1997 Best Picture -Titanic. The ship sinking was impressive, but like Cameron's later Avatar, what the f**k happened with the story! God does it suck. The characters keep saying each others names, when their in the same room and the scene hasn't changed...the old lady throws a priceless jewel to the deep and a dead guy she barely knew 82 years earlier instead of giving it to here family members...don't get me started, I could go on all day. Please watch L.A. Confidential, Contact, Good Will Hunting, or even Cop Land instead.

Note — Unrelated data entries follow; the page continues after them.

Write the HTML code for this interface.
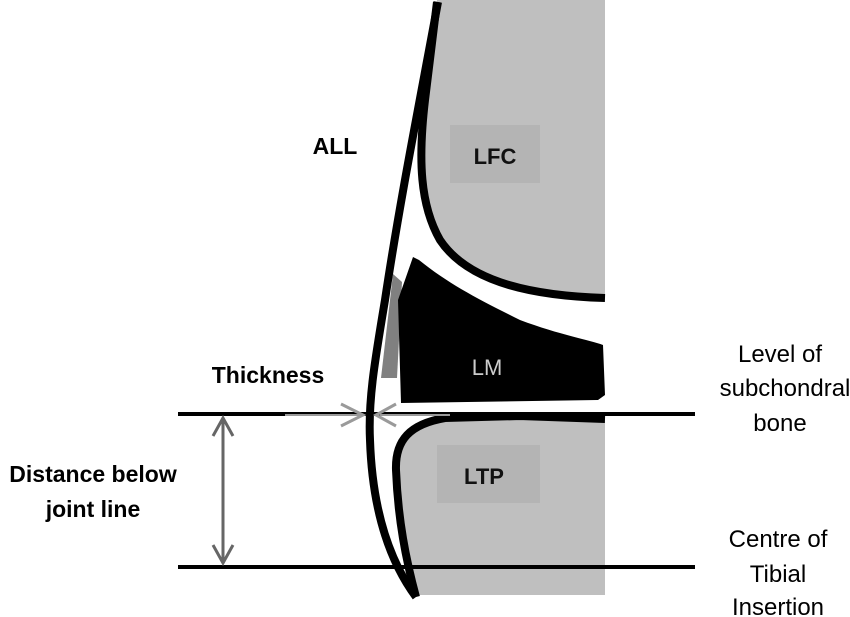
<!DOCTYPE html>
<html><head><meta charset="utf-8"><style>
html,body{margin:0;padding:0;background:#fff;}
svg{display:block;}
text{font-family:"Liberation Sans",sans-serif;}
</style></head><body>
<svg width="850" height="617" viewBox="0 0 850 617" xmlns="http://www.w3.org/2000/svg">
<path d="M437,0 L605,0 L605,298 C540,296 470,285 440,240 C420,205 418,160 425,100 L437,0 Z" fill="#bfbfbf"/>
<rect x="450" y="125" width="90" height="58" fill="#b4b4b4"/>
<path d="M437,2 L425,100 C418,160 420,205 440,240 C470,285 540,296 605,298" fill="none" stroke="#000" stroke-width="8"/>
<path d="M605,418 L605,595 L416,595 C408,560 400,520 397,470 C396,440 410,425 445,420 Z" fill="#bfbfbf"/>
<rect x="437" y="445" width="103" height="58" fill="#b4b4b4"/>
<path d="M605,419 L520,416 L445,418 C410,424 395,440 396,470 C398,520 406,560 416,597" fill="none" stroke="#000" stroke-width="8"/>
<path d="M393,274 L402,282 L397,378 L381,378 Z" fill="#808080"/>
<path d="M413,257 L419,260 C450,285 480,300 520,320 C560,335 590,340 603,345 L605,395 L598,400 L401,403 L398,300 Z" fill="#000"/>
<path d="M438,2 C420,100 400,200 385,300 C375,360 368,400 370,440 C372,500 385,555 416,597" fill="none" stroke="#000" stroke-width="8"/>
<line x1="178" y1="414" x2="695" y2="414" stroke="#000" stroke-width="4"/>
<line x1="178" y1="567" x2="695" y2="567" stroke="#000" stroke-width="4"/>
<line x1="285" y1="415" x2="360" y2="415" stroke="#9a9a9a" stroke-width="2"/>
<line x1="380" y1="415" x2="450" y2="415" stroke="#9a9a9a" stroke-width="2"/>
<polyline points="341,404 363,415 341,426" fill="none" stroke="#9a9a9a" stroke-width="3"/>
<polyline points="396,404 376,415 396,426" fill="none" stroke="#9a9a9a" stroke-width="3"/>
<line x1="223" y1="418" x2="223" y2="563" stroke="#666" stroke-width="3"/>
<polyline points="213,436 223,418 233,436" fill="none" stroke="#666" stroke-width="3"/>
<polyline points="213,545 223,563 233,545" fill="none" stroke="#666" stroke-width="3"/>
<text x="335" y="154" font-size="23" font-weight="bold" text-anchor="middle">ALL</text>
<text x="495" y="164" font-size="22" font-weight="bold" text-anchor="middle" fill="#111">LFC</text>
<text x="487" y="375" font-size="22" text-anchor="middle" fill="#ccc">LM</text>
<text x="484" y="484" font-size="22" font-weight="bold" text-anchor="middle" fill="#111">LTP</text>
<text x="268" y="383" font-size="23" font-weight="bold" text-anchor="middle">Thickness</text>
<text x="93" y="482" font-size="23" font-weight="bold" text-anchor="middle">Distance below</text>
<text x="93" y="517" font-size="23" font-weight="bold" text-anchor="middle">joint line</text>
<text x="780" y="362" font-size="24" text-anchor="middle">Level of</text>
<text x="785" y="396" font-size="24" text-anchor="middle">subchondral</text>
<text x="780" y="431" font-size="24" text-anchor="middle">bone</text>
<text x="778" y="547" font-size="24" text-anchor="middle">Centre of</text>
<text x="778" y="582" font-size="24" text-anchor="middle">Tibial</text>
<text x="778" y="615" font-size="24" text-anchor="middle">Insertion</text>
</svg>
</body></html>
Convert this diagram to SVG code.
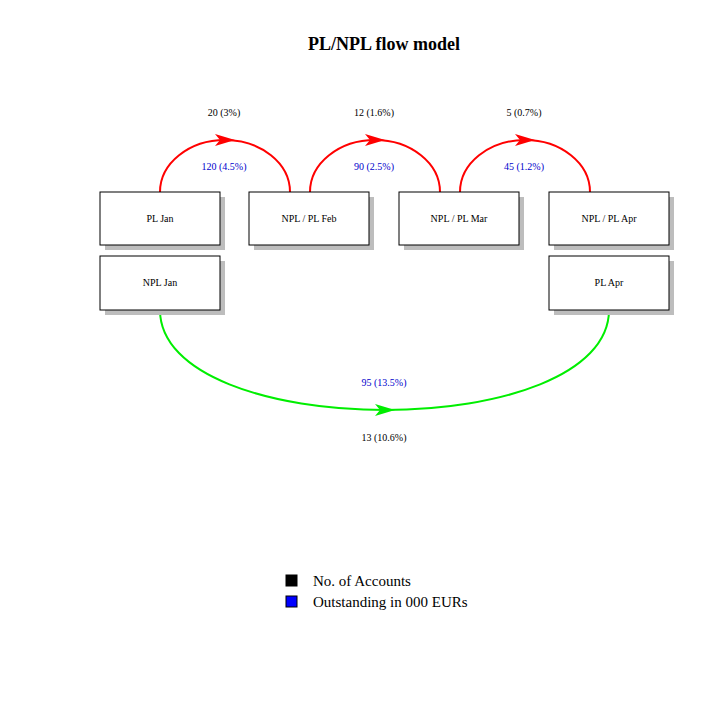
<svg xmlns="http://www.w3.org/2000/svg" width="728" height="728" viewBox="0 0 728 728">
<defs>
<marker id="ar" viewBox="0 0 10 10" refX="5" refY="5" markerWidth="7" markerHeight="7" markerUnits="userSpaceOnUse" orient="auto"><path d="M0,0 L10,5 L0,10 L3,5 z" fill="#ff0000"/></marker>
<style>
.b{fill:#fff;stroke:#000;stroke-width:1}
.s{fill:#bdbdbd}
.t{font-family:"Liberation Serif",serif;font-size:10px;text-anchor:middle}
.n{font-family:"Liberation Serif",serif;font-size:10px;text-anchor:middle;fill:#000}
.o{font-family:"Liberation Serif",serif;font-size:10px;text-anchor:middle;fill:#0000cc}
.r{fill:none;stroke:#ff0000;stroke-width:2}
.g{fill:none;stroke:#00ee00;stroke-width:2}
</style>
</defs>
<rect width="728" height="728" fill="#fff"/>
<text x="384" y="50" font-family="Liberation Serif,serif" font-size="18" font-weight="bold" text-anchor="middle">PL/NPL flow model</text>
<g id="connectors">
<path class="r" d="M160,192 A65,52 0 0 1 290,192"/>
<path class="r" d="M310,192 A65,52 0 0 1 440,192"/>
<path class="r" d="M460,192 A65,52 0 0 1 590,192"/>
<path d="M215,134 L235,140 L215,146 L220,140 z" fill="#ff0000"/>
<path d="M365,134 L385,140 L365,146 L370,140 z" fill="#ff0000"/>
<path d="M515,134 L535,140 L515,146 L520,140 z" fill="#ff0000"/>
<path class="g" d="M160,310 C160,375 270,410 385,410 C500,410 609,375 609,310"/>
<path d="M375,404 L395,410 L375,416 L380,410 z" fill="#00ee00"/>
</g>
<g id="labels">
<text class="n" x="224" y="116">20 (3%)</text>
<text class="o" x="224" y="170">120 (4.5%)</text>
<text class="n" x="374" y="116">12 (1.6%)</text>
<text class="o" x="374" y="170">90 (2.5%)</text>
<text class="n" x="524" y="116">5 (0.7%)</text>
<text class="o" x="524" y="170">45 (1.2%)</text>
<text class="o" x="384" y="386">95 (13.5%)</text>
<text class="n" x="384" y="441">13 (10.6%)</text>
</g>
<g id="pljan"><rect class="s" x="105" y="197" width="120" height="53"/><rect class="b" x="100" y="192" width="120" height="53"/><text class="t" x="160" y="222">PL Jan</text></g>
<g id="feb"><rect class="s" x="254" y="197" width="120" height="53"/><rect class="b" x="249" y="192" width="120" height="53"/><text class="t" x="309" y="222">NPL / PL Feb</text></g>
<g id="mar"><rect class="s" x="404" y="197" width="120" height="53"/><rect class="b" x="399" y="192" width="120" height="53"/><text class="t" x="459" y="222">NPL / PL Mar</text></g>
<g id="apr"><rect class="s" x="554" y="197" width="120" height="53"/><rect class="b" x="549" y="192" width="120" height="53"/><text class="t" x="609" y="222">NPL / PL Apr</text></g>
<g id="npljan"><rect class="s" x="105" y="261" width="120" height="54"/><rect class="b" x="100" y="256" width="120" height="54"/><text class="t" x="160" y="286">NPL Jan</text></g>
<g id="plapr"><rect class="s" x="554" y="261" width="120" height="54"/><rect class="b" x="549" y="256" width="120" height="54"/><text class="t" x="609" y="286">PL Apr</text></g>
<g id="legend">
<rect x="286" y="575" width="11" height="11" fill="#000" stroke="#000"/>
<text x="313" y="586" font-family="Liberation Serif,serif" font-size="15">No. of Accounts</text>
<rect x="286" y="596" width="11" height="11" fill="#0000ff" stroke="#000"/>
<text x="313" y="607" font-family="Liberation Serif,serif" font-size="15">Outstanding in 000 EURs</text>
</g>
</svg>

"Can you believe we beat Saving Private Ryan!'

1998 Best Picture - Shakespeare in Love. Not Saving Private Ryan...Shakespeare in Love...how did this ever happen? It was unbelievable then, it's far more unbelievable now. Gweneth Paltrow in drag - and we're supposed to buy that? As I stated above, this is the poster child example demonstrating the the Academy doesn't know what the hell it's doing. Oh by the way, there was also A Simple Plan, The Thin Red Line, even Ronin and Lock, Stock, and Two Smoking Barrels.
1999 Best Picture - American Beauty. I'm not even sure that American Beauty is a good movie, let alone best picture! This movie is awkwardly cynical, it's characters are improbable but at the same time we know everything about them (they're retread composites) almost immediately. Rubbish. Boys Don't Cry, Fight Club, Election, The Sixth Sense, The Talented Mr. Ripley, and The Virgin Suicides are all much superior, and I would be willing to bet much more often watched.
2000 Best Picture - Gladiator. What, a standard action film loaded with silliness (I'm sure a lot of Roman Emperors fought slaves in the Colosseum) is the best picture? No. Try Traffic, instead.
Okay so 26 years and I would generously say the Academy picked the real Best Picture 9 times (35%) and that's if you count One Flew Over the Cuckoo's Nest and Rocky. They got it wrong the last seven years of this survey, and if we count from 1978 the percentage falls to just 6 of 23.
So I'll declare again, in two weeks time we're likely to not have awarded 2010 best movie.